[MATERIAL start]

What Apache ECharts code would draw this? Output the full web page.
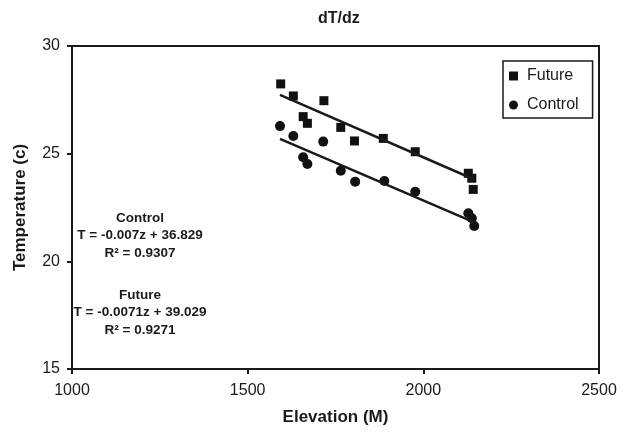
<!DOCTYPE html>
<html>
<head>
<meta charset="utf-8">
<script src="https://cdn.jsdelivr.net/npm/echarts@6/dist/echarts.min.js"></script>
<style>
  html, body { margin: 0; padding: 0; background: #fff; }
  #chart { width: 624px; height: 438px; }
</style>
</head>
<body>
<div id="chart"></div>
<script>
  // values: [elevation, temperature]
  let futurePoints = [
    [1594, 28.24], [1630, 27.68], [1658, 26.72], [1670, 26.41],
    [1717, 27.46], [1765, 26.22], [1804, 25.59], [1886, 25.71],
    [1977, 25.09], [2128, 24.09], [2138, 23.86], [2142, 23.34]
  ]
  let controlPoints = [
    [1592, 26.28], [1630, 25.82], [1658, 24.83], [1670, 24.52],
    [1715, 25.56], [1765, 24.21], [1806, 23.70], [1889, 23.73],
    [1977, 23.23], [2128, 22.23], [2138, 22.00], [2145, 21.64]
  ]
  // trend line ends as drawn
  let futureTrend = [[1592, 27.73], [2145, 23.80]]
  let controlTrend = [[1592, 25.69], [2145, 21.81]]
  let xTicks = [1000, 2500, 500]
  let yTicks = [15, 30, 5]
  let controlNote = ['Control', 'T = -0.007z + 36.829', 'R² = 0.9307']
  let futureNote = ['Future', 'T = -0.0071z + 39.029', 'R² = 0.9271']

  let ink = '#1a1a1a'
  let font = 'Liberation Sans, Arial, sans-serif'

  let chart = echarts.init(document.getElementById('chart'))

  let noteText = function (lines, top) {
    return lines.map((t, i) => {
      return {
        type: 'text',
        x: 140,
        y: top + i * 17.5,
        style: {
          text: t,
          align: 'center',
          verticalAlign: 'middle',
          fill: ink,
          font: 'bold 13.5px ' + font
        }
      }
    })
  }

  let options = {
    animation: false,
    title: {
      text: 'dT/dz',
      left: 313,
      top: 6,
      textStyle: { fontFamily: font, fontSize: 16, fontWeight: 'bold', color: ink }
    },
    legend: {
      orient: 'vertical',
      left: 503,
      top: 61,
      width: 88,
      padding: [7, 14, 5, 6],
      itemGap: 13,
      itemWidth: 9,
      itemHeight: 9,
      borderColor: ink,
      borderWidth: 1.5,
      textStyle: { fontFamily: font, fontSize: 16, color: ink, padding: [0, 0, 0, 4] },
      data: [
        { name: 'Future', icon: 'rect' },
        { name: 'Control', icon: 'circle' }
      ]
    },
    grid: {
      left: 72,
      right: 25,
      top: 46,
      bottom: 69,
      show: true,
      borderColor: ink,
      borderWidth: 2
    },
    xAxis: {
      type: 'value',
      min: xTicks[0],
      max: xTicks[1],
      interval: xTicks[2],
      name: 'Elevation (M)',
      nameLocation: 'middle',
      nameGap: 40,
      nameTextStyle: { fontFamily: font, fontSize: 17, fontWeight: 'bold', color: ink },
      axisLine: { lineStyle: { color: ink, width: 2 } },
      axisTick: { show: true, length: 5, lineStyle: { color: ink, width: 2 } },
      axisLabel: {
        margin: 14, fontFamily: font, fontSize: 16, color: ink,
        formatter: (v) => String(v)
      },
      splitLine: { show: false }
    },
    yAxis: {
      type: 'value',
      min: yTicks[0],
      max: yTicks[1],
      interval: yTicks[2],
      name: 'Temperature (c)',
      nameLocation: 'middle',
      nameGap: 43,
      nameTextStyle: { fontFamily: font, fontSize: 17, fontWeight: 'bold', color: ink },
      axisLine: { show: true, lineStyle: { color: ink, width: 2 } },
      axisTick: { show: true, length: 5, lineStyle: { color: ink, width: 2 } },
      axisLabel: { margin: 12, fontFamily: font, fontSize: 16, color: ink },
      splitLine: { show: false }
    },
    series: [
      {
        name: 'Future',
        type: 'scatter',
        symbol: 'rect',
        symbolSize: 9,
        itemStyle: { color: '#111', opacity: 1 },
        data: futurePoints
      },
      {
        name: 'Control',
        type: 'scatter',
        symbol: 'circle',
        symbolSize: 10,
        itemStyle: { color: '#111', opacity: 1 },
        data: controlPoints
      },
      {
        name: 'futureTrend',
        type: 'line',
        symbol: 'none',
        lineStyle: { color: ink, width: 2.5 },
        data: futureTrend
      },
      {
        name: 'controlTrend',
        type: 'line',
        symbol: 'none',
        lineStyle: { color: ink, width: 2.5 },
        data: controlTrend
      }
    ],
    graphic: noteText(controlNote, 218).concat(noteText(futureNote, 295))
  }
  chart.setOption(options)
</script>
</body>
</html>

[MATERIAL end]

Repeat the material above verbatim, with no pictures in the output.

What Apache ECharts code would draw this? Output the full web page.
<!DOCTYPE html>
<html>
<head>
<meta charset="utf-8">
<script src="https://cdn.jsdelivr.net/npm/echarts@6/dist/echarts.min.js"></script>
<style>
  html, body { margin: 0; padding: 0; background: #fff; }
  #chart { width: 624px; height: 438px; }
</style>
</head>
<body>
<div id="chart"></div>
<script>
  // values: [elevation, temperature]
  let futurePoints = [
    [1594, 28.24], [1630, 27.68], [1658, 26.72], [1670, 26.41],
    [1717, 27.46], [1765, 26.22], [1804, 25.59], [1886, 25.71],
    [1977, 25.09], [2128, 24.09], [2138, 23.86], [2142, 23.34]
  ]
  let controlPoints = [
    [1592, 26.28], [1630, 25.82], [1658, 24.83], [1670, 24.52],
    [1715, 25.56], [1765, 24.21], [1806, 23.70], [1889, 23.73],
    [1977, 23.23], [2128, 22.23], [2138, 22.00], [2145, 21.64]
  ]
  // trend line ends as drawn
  let futureTrend = [[1592, 27.73], [2145, 23.80]]
  let controlTrend = [[1592, 25.69], [2145, 21.81]]
  let xTicks = [1000, 2500, 500]
  let yTicks = [15, 30, 5]
  let controlNote = ['Control', 'T = -0.007z + 36.829', 'R² = 0.9307']
  let futureNote = ['Future', 'T = -0.0071z + 39.029', 'R² = 0.9271']

  let ink = '#1a1a1a'
  let font = 'Liberation Sans, Arial, sans-serif'

  let chart = echarts.init(document.getElementById('chart'))

  let noteText = function (lines, top) {
    return lines.map((t, i) => {
      return {
        type: 'text',
        x: 140,
        y: top + i * 17.5,
        style: {
          text: t,
          align: 'center',
          verticalAlign: 'middle',
          fill: ink,
          font: 'bold 13.5px ' + font
        }
      }
    })
  }

  let options = {
    animation: false,
    title: {
      text: 'dT/dz',
      left: 313,
      top: 6,
      textStyle: { fontFamily: font, fontSize: 16, fontWeight: 'bold', color: ink }
    },
    legend: {
      orient: 'vertical',
      left: 503,
      top: 61,
      width: 88,
      padding: [7, 14, 5, 6],
      itemGap: 13,
      itemWidth: 9,
      itemHeight: 9,
      borderColor: ink,
      borderWidth: 1.5,
      textStyle: { fontFamily: font, fontSize: 16, color: ink, padding: [0, 0, 0, 4] },
      data: [
        { name: 'Future', icon: 'rect' },
        { name: 'Control', icon: 'circle' }
      ]
    },
    grid: {
      left: 72,
      right: 25,
      top: 46,
      bottom: 69,
      show: true,
      borderColor: ink,
      borderWidth: 2
    },
    xAxis: {
      type: 'value',
      min: xTicks[0],
      max: xTicks[1],
      interval: xTicks[2],
      name: 'Elevation (M)',
      nameLocation: 'middle',
      nameGap: 40,
      nameTextStyle: { fontFamily: font, fontSize: 17, fontWeight: 'bold', color: ink },
      axisLine: { lineStyle: { color: ink, width: 2 } },
      axisTick: { show: true, length: 5, lineStyle: { color: ink, width: 2 } },
      axisLabel: {
        margin: 14, fontFamily: font, fontSize: 16, color: ink,
        formatter: (v) => String(v)
      },
      splitLine: { show: false }
    },
    yAxis: {
      type: 'value',
      min: yTicks[0],
      max: yTicks[1],
      interval: yTicks[2],
      name: 'Temperature (c)',
      nameLocation: 'middle',
      nameGap: 43,
      nameTextStyle: { fontFamily: font, fontSize: 17, fontWeight: 'bold', color: ink },
      axisLine: { show: true, lineStyle: { color: ink, width: 2 } },
      axisTick: { show: true, length: 5, lineStyle: { color: ink, width: 2 } },
      axisLabel: { margin: 12, fontFamily: font, fontSize: 16, color: ink },
      splitLine: { show: false }
    },
    series: [
      {
        name: 'Future',
        type: 'scatter',
        symbol: 'rect',
        symbolSize: 9,
        itemStyle: { color: '#111', opacity: 1 },
        data: futurePoints
      },
      {
        name: 'Control',
        type: 'scatter',
        symbol: 'circle',
        symbolSize: 10,
        itemStyle: { color: '#111', opacity: 1 },
        data: controlPoints
      },
      {
        name: 'futureTrend',
        type: 'line',
        symbol: 'none',
        lineStyle: { color: ink, width: 2.5 },
        data: futureTrend
      },
      {
        name: 'controlTrend',
        type: 'line',
        symbol: 'none',
        lineStyle: { color: ink, width: 2.5 },
        data: controlTrend
      }
    ],
    graphic: noteText(controlNote, 218).concat(noteText(futureNote, 295))
  }
  chart.setOption(options)
</script>
</body>
</html>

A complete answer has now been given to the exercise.